Place Europe: Germany
Accession Number RC00089
Map call number Escape Map Collection
Collection type Published Collection
Record type Collection
Item count 2
Measurement Overall: 18.8 x 35 cm
Object type Map
Maker Deighton, Christopher Henry John
Date made c 1942
Conflict Second World War, 1939-1945
Copying Provisions Attached digital images provided for personal non-commercial use

This map covering south west Germany and Switzerland belonged to Major Christopher Deighton MID, Royal Artillery. Scale 1:500,000, with key. Dotted green line added by hand, indicating the border between Germany and Switzerland. There is a key attached to the map, along with a separate copy of the key.

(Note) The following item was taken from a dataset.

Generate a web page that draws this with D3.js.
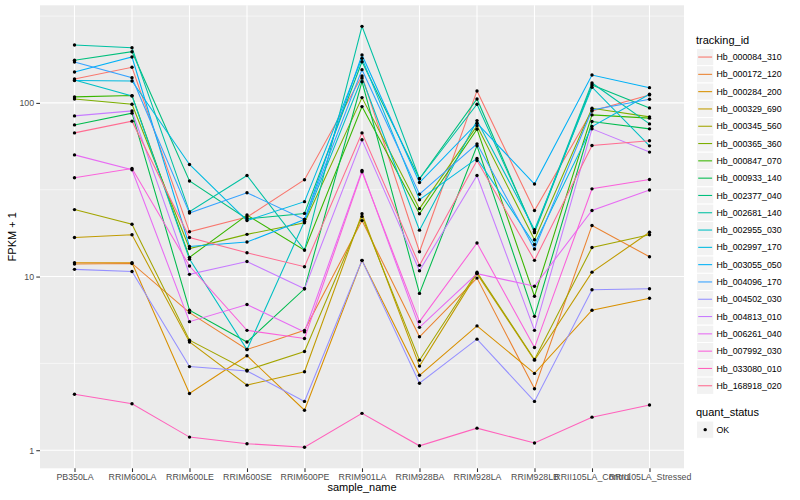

Major Deighton was a British Battery Commander who was captured during the evacuation of Dunkirk in 1940. He was a member of the escape committee at Oflag VIB Dossel, Germany. Due to wounds he received prior to his capture he was unable to escape himself; instead he was responsible for producing maps for other prisoners attempting to escape.

One of the simplest methods of mass reproduction used by prisoners of war was by using a mimeograph. Mimeography is a duplicating process that produces copies from a stencil. In the prison camps the basis for this method of reproduction was gelatine. Gelatine was obtained either from fruit jelly or the jelly from tinned meat from Red Cross parcels.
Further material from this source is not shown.